Die intensivsten, auch schwierigsten Filme widmeten sich Phänomen jenseits hiesigen Alltags: dem Gewaltexzess, dem Kriegsverbrechen. „Massaker“ von Lokman Slim, Monika Borgmann und Hermann Theißen zeigt einen abgedunkelten Raum, eine Wohnung in Beirut. Man sieht die Hände, Körper, Füße, Gesten von sechs Männern, nie ihre Gesichter. 1980 haben sie in Sabra und Schatila als Angehörige der christlichen Miliz palästinensische Kinder, Frauen, Männer und Greise abgeschlachtet. Sie reden zum ersten Mal, anonym, aus Angst vor Rache.

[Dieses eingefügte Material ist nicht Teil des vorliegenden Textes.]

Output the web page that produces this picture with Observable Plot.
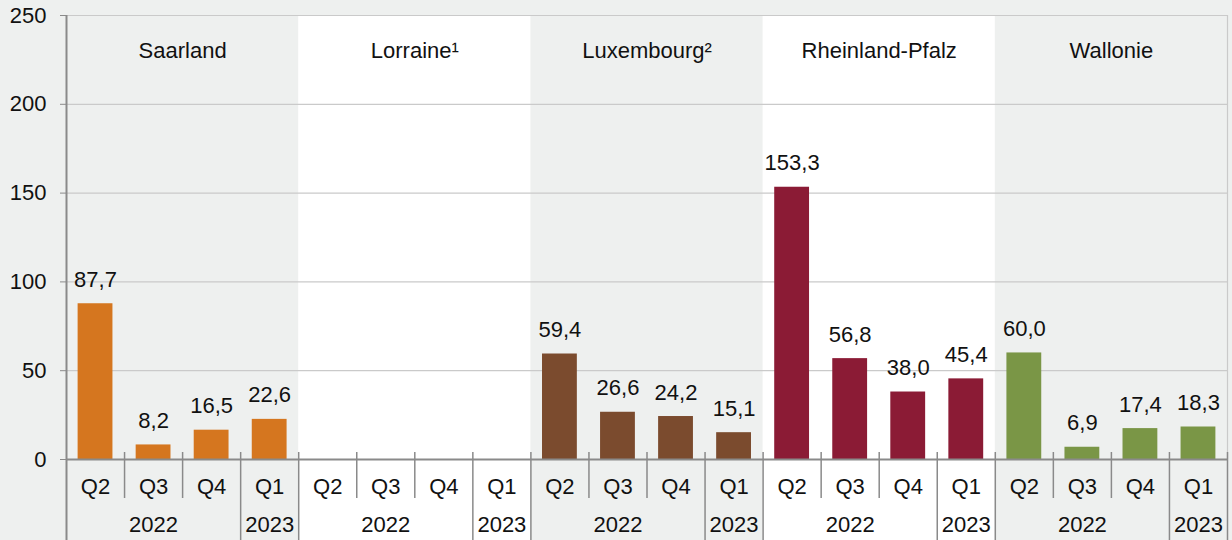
<!DOCTYPE html>
<html>
<head>
<meta charset="utf-8">
<script src="https://cdn.jsdelivr.net/npm/d3@7"></script>
<script src="https://cdn.jsdelivr.net/npm/@observablehq/plot@0.6"></script>
<style>
  html, body { margin: 0; padding: 0; background: #eef0ef; }
  #chart svg { display: block; }
</style>
</head>
<body>
<div id="chart"></div>
<script>
const regions = ["Saarland", "Lorraine¹", "Luxembourg²", "Rheinland-Pfalz", "Wallonie"];
const quarters = ["Q2", "Q3", "Q4", "Q1"];
const years = ["2022", "2022", "2022", "2023"];
const saarland = [87.7, 8.2, 16.5, 22.6];
const lorraine = [null, null, null, null];
const luxembourg = [59.4, 26.6, 24.2, 15.1];
const rheinlandPfalz = [153.3, 56.8, 38.0, 45.4];
const wallonie = [60.0, 6.9, 17.4, 18.3];
const yTicks = [0, 50, 100, 150, 200, 250];
const regionColors = ["#d5761f", "#d5761f", "#7b4b2e", "#8b1b35", "#7a9646"];
const whiteRegions = ["Lorraine¹", "Rheinland-Pfalz"];

const seriesList = [saarland, lorraine, luxembourg, rheinlandPfalz, wallonie];
const nQ = quarters.length;
const rows = [];
regions.forEach((region, ri) => {
  quarters.forEach((q, qi) => {
    rows.push({region, ri, qi, slot: ri * nQ + qi, quarter: q, year: years[qi], value: seriesList[ri][qi]});
  });
});
const bars = rows.filter(d => d.value != null);

// separators between slots
const shortSeps = [], longSeps = [];
for (let i = 1; i < rows.length; i++) {
  const a = rows[i - 1], b = rows[i];
  if (a.region !== b.region || a.year !== b.year) longSeps.push(i); else shortSeps.push(i);
}
longSeps.push(rows.length);

// year groups
const yearGroups = [];
rows.forEach(d => {
  const last = yearGroups[yearGroups.length - 1];
  if (last && last.region === d.region && last.year === d.year) last.end = d.slot + 1;
  else yearGroups.push({region: d.region, year: d.year, start: d.slot, end: d.slot + 1});
});

const fmt = v => v.toFixed(1).replace(".", ",");
const axisColor = "#8a8a8a";
const gridColor = "#cacaca";
const fs = 22;

const chart = Plot.plot({
  width: 1232,
  height: 540,
  marginLeft: 66,
  marginRight: 5,
  marginTop: 15,
  marginBottom: 81,
  style: {fontFamily: "'Liberation Sans', Arial, sans-serif", background: "transparent", overflow: "visible", color: "#111"},
  x: {domain: [0, rows.length], axis: null},
  y: {domain: [0, 250], axis: null},
  color: {domain: regions, range: regionColors},
  marks: [
    Plot.rect(regions.map((r, i) => ({r, i})).filter(d => whiteRegions.includes(d.r)), {
      x1: d => d.i * nQ, x2: d => d.i * nQ + nQ, fill: "white", insetBottom: -81
    }),
    Plot.ruleY(yTicks.filter(t => t > 0), {stroke: gridColor, strokeWidth: 1.2}),
    Plot.ruleX([rows.length], {stroke: gridColor, strokeWidth: 1.2}),
    Plot.axisY({ticks: yTicks, tickSize: 6, tickPadding: 14, fontSize: fs, stroke: axisColor, fill: "#111", label: null, tickFormat: d => String(d)}),
    Plot.rectY(bars, {x1: d => d.slot + 0.2, x2: d => d.slot + 0.8, y: "value", fill: "region"}),
    Plot.text(bars, {x: d => d.slot + 0.5, y: "value", text: d => fmt(d.value), dy: -24, fontSize: fs, fill: "#111"}),
    Plot.ruleY([0], {stroke: axisColor, strokeWidth: 2}),
    Plot.ruleX([0], {stroke: axisColor, strokeWidth: 2, insetBottom: -81}),
    Plot.ruleX(shortSeps, {stroke: axisColor, strokeWidth: 1.5, insetTop: 437, insetBottom: -39}),
    Plot.ruleX(longSeps, {stroke: axisColor, strokeWidth: 1.5, insetTop: 437, insetBottom: -81}),
    Plot.text(rows, {x: d => d.slot + 0.5, y: 0, text: "quarter", dy: 27, fontSize: fs, fill: "#111"}),
    Plot.text(yearGroups, {x: d => (d.start + d.end) / 2, y: 0, text: "year", dy: 65, fontSize: fs, fill: "#111"}),
    Plot.text(regions, {x: (d, i) => i * nQ + nQ / 2, y: () => 250, text: d => d, dy: 35, fontSize: fs, fill: "#111"})
  ]
});
document.getElementById("chart").appendChild(chart);
</script>
</body>
</html>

Reue empfindet niemand. Einer scheint stolz, dass er seine Opfer leibhaftig mit dem Messer schlachtete, um ihre Todesangst zu steigern. Ein anderer klammert sich verkrampft ans Whiskeyglas. Aber das bleiben Indizien im Halbschatten. Was diese Männer vor die Kamera treibt, ob Angeberei oder Scham, bleibt unscharf. Zwar kommt in „Massaker“ auch der Drill der Soldaten zur Sprache, also die Vorgeschichte und Logistik der Gewaltexplosion. Aber richtig hell wird es hier nie. Der Firnis der Zivilisation ist dünn – und darunter ein Abgrund in jedem Menschen. So will „Massaker“ es wohl nicht erzählen. Aber genau das tun diese verschatteten Bilder.

Viel komplexer und genauer argumentiert „Weiße Raben“ von Johann Feindt und Tamara Trampe, eine ungemein wuchtige Beschreibung junger russischer Soldaten, die als Wracks aus Tschetschenien wiederkommen. Das emotionale Kraftzentrum ist der Blick der Mütter auf ihre zerschossenen, neurotischen Söhne. Feindt/Trampe scheuen auch melodramatische Montagen nicht. Einer hat, brutalisiert durch den Krieg, Kinder sexuell missbraucht und wird zehn Jahre im Knast verbringen. Wir schauen in die ratlosen Gesichter seiner Mutter, seiner Freundin. Und sehen Kinderfotos von ihm. Unschuld und Schuld, scharf kontrastiert. „Weiße Raben“ ist ein Trauergesang, eine Art dokumentarisches Pendant zu „The Deer Hunter“. Der Riss zwischen dem Krieg und dem zivilen Alltag bleibt unheilbar.